The latest Kantar data identifies Morrisons as the fastest growing of the big four supermarkets. There are lies, damned lies and statistics, but most commentators would agree Morrisons has significantly improved its offer in recent times, and that it is this driving its improved performance. So how has it improved and what can we learn?

First, it delivers on the categories that count. Morrisons in its prime was all about Market Street and it is living up to that history. The produce department is excellent. It starts with a great display of house plants, then leads into vibrant fruit & veg, with an abundance of well looked-after product, judicious use of loose, and excellent ‘hero displays’ for avocado, herbs and nuts. Meat and fish is OK in the aisles, but a different prospect at the counters - surely the best in the market. Counters are hard to make work unless you have the volume of trade to enable theatrical display. Morrisons shows how it is done. And it cleverly uses satellite units right next to the counters, offering ready-cut and packed. The customer doesn’t have to wait at the counter but feels they are getting the freshness.

Jeremy Garlick

Second, the stores are designed for shoppers. It sounds simple. But it works. The store is easy to shop. There is typically good product availability. Navigational signage and pricing is very clear, with even larger fonts than Sainsbury’s. Gondolas stick to a single price point or offer. The sum of all this is that less cognitive effort is required from the shopper, making them more likely to have energy left to think about an extra purchase. Morrisons capitalises with good suggestive selling and with standout features designed for the target shopper. The excellent Party Shop in its Woking flagship is a good example.

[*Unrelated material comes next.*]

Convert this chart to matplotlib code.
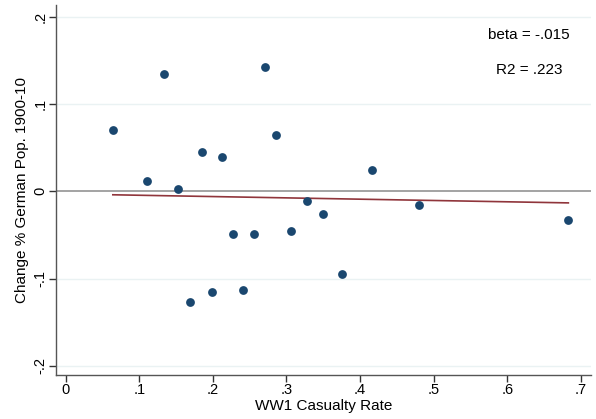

Finally, it thinks about the future but it thinks most about the present. Our industry undoubtedly faces a lot of change. Morrisons has responded with the Amazon tie-up (including Amazon lockers in store), and by partnering with petrol forecourt retailers. So it has an eye on the future. But you get the sense that most of its time and effort is spent thinking about the now. And that means getting back to running supermarkets brilliantly. For example, in-store help. Sure, employ a genius to think about how customers can be helped if the store beams messages to their mobile phones. But don’t let that stop you having a member of staff with a ‘need any help just ask me’ placard walking around. Morrisons is happy to do that.

There’s a lesson there. Don’t get ahead of yourself. Don’t get too paralysed by the uncertain future. If you perform well now, you’ll be in a better position to manage in the future.